Time will tell whether that’s truly the case and whether the Celtics were right to move Brown. But for now, this move appears to be more about the on-court fit and the challenge of building around the bloated contract Brown was on than it does a cost-cutting move.

“It is an interesting time. The new CBA coincided with seven years after the supermaxes were instituted. We may not be sitting here if there was a rule in the CBA that said, ‘The guys that you drafted that you signed for 35% supermaxes count as 25% of the cap, because then that would allow you to build out towards the aprons with a lot less flexibility, or with a lot more flexibility,” Stevens said.

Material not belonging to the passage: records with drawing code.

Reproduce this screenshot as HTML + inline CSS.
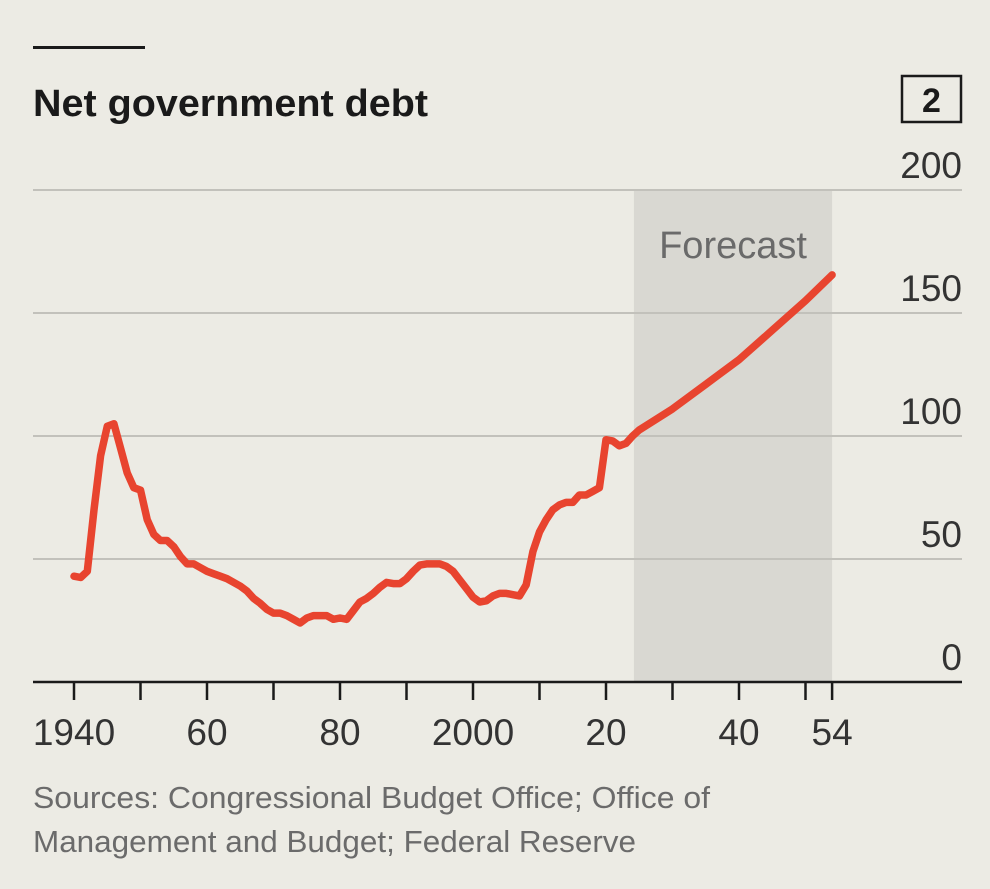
<!DOCTYPE html>
<html><head><meta charset="utf-8"><style>
body{margin:0;background:#ecebe4;}
svg{display:block;font-family:"Liberation Sans",sans-serif;}
</style></head><body>
<svg width="990" height="889" viewBox="0 0 990 889">
<rect width="990" height="889" fill="#ecebe4"/>
<rect x="33" y="46" width="112" height="3" fill="#1a1a1a"/>
<text x="33" y="116" font-size="38" font-weight="bold" fill="#1a1a1a" textLength="395" lengthAdjust="spacingAndGlyphs">Net government debt</text>
<rect x="902" y="76" width="59" height="46" fill="none" stroke="#1a1a1a" stroke-width="2.5"/>
<text x="931.5" y="112" font-size="34" font-weight="bold" text-anchor="middle" fill="#1a1a1a">2</text>
<g id="plot"></g>
<text x="33" y="808" font-size="31" fill="#6b6b6b" textLength="677" lengthAdjust="spacingAndGlyphs">Sources: Congressional Budget Office; Office of</text>
<text x="33" y="852" font-size="31" fill="#6b6b6b" textLength="603" lengthAdjust="spacingAndGlyphs">Management and Budget; Federal Reserve</text>
</svg>
<script>
const years=[1940,1941,1942,1943,1944,1945,1946,1947,1948,1949,1950,1951,1952,1953,1954,1955,1956,1957,1958,1959,1960,1961,1962,1963,1964,1965,1966,1967,1968,1969,1970,1971,1972,1973,1974,1975,1976,1977,1978,1979,1980,1981,1982,1983,1984,1985,1986,1987,1988,1989,1990,1991,1992,1993,1994,1995,1996,1997,1998,1999,2000,2001,2002,2003,2004,2005,2006,2007,2008,2009,2010,2011,2012,2013,2014,2015,2016,2017,2018,2019,2020,2021,2022,2023,2024,2025,2030,2035,2040,2045,2050,2054];
const debt=[43,42.5,45,70,92,104,105,95,85,79,78,66,60,57.5,57.5,55,51,48,48,46.5,45,44,43,42,40.5,39,37,34,32,29.5,28,28,27,25.5,24,26,27,27,27,25.5,26,25.5,29,32.5,34,36,38.5,40.5,40,40,42,45,47.5,48,48,48,47,45,41.5,38,34.5,32.5,33,35,36,36,35.5,35,39.5,53,61,66,70,72,73,73,76,76,77.5,79,98.5,98,96,97,100,102.5,111,121,131,143,155,165.5];
const yTicks=[0,50,100,150,200];
const xTicks=[1940,1950,1960,1970,1980,1990,2000,2010,2020,2030,2040,2050,2054];
const xLabels={1940:"1940",1960:"60",1980:"80",2000:"2000",2020:"20",2040:"40",2054:"54"};
const forecastStart=2024.2, forecastEnd=2054;

const X=v=>74+(v-1940)*6.65;
const Y=v=>682-v*2.46;
const NS="http://www.w3.org/2000/svg";
const g=document.getElementById('plot');
function mk(t,a){const e=document.createElementNS(NS,t);for(const k in a)e.setAttribute(k,a[k]);g.appendChild(e);return e;}

const band=mk('rect',{x:X(forecastStart),y:Y(200),width:X(forecastEnd)-X(forecastStart),height:Y(0)-Y(200),fill:'#d9d8d2'});


const ft=mk('text',{x:(X(forecastStart)+X(forecastEnd))/2,y:258,'font-size':38,'text-anchor':'middle',fill:'#6a6a6a'});
ft.textContent='Forecast';



yTicks.forEach(t=>{
  if(t>0){const l=mk('line',{x1:33,x2:962,y1:Y(t),y2:Y(t),stroke:'#c2c1bb','stroke-width':2});
  
  }
  const tx=mk('text',{x:962,y:Y(t)-12,'font-size':37,'text-anchor':'end',fill:'#333'});
  tx.textContent=t;
  
  
});

const ax=mk('line',{x1:33,x2:962,y1:Y(0),y2:Y(0),stroke:'#1a1a1a','stroke-width':2.5});


xTicks.forEach(t=>{
  const l=mk('line',{x1:X(t),x2:X(t),y1:Y(0),y2:Y(0)+18,stroke:'#1a1a1a','stroke-width':2.5});
  
  
  if(xLabels[t]){const tx=mk('text',{x:X(t),y:745,'font-size':37,'text-anchor':'middle',fill:'#333'});
  tx.textContent=xLabels[t];
  
  }
});

const d=years.map((yr,i)=>(i?'L':'M')+X(yr).toFixed(1)+','+Y(debt[i]).toFixed(1)).join('');
const p=mk('path',{d:d,fill:'none',stroke:'#e8442f','stroke-width':7.5,'stroke-linejoin':'round','stroke-linecap':'round'});


</script>
</body></html>
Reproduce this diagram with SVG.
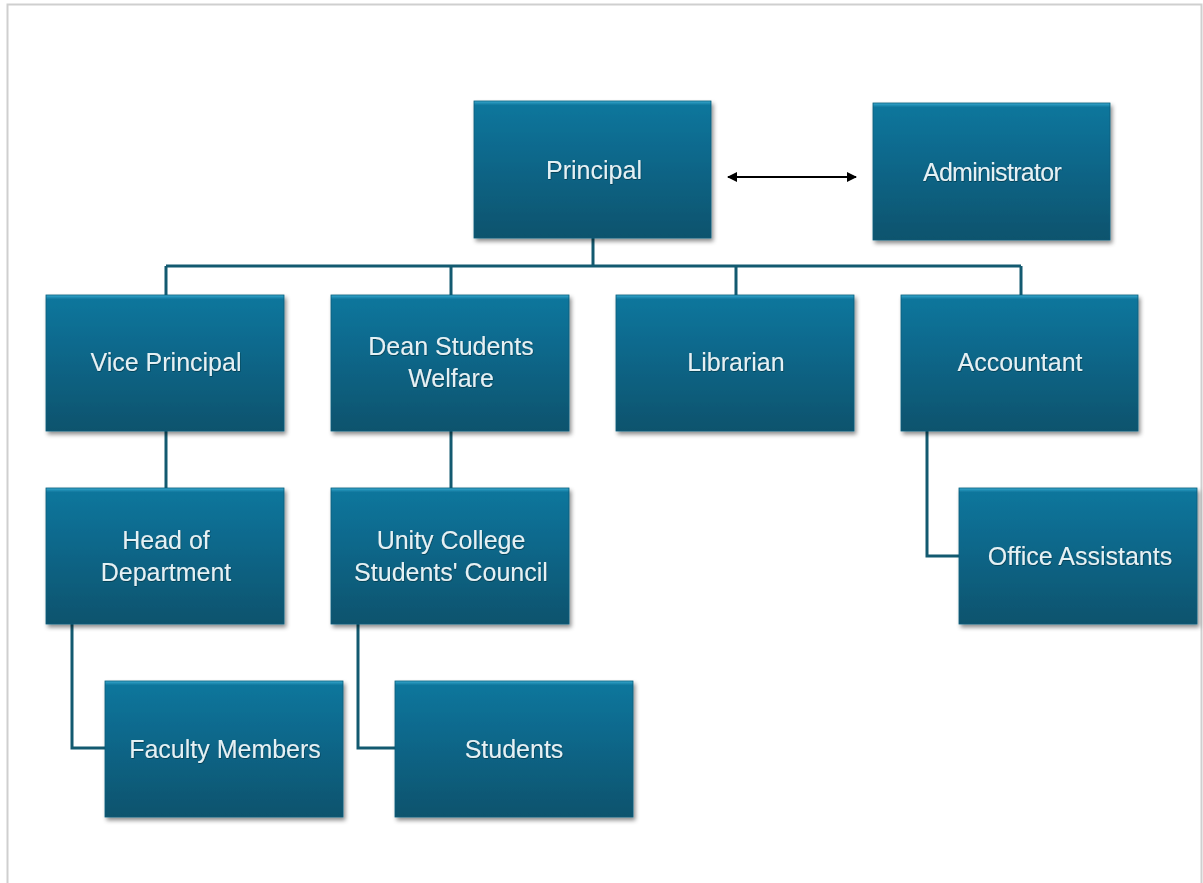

“But the reality is that those are hard to build. And even look back on again, I don’t want to just throw a bunch of numbers, but like 47% of the cap is what we, what those two guys were when we won it all, right? And that’s just going up and up, and that’s tough.”

In the short term, though, after this trade and the signings of Mike Conley and Mitchell Robinson, it appears Boston’s 2026-27 roster is largely set.

“Ultimately, there are a lot of small steps that it’ll take to build out the depth and the team that we ultimately want to. And again, we’re not up here to defend ourselves in this decision that is going to certainly be scrutinized; we’re okay with that, but we’re more so dealing with the emotions of Jaylen not being here,” Stevens said.

“I don’t anticipate anything in the very near term. I think that we do like the team we have. We might be able to add to it, but at the end of the day, we like the group we have, we like the people that we think we’ll be able to officially sign. Those types of things. But we’re cognizant that we have a lot of work to do.”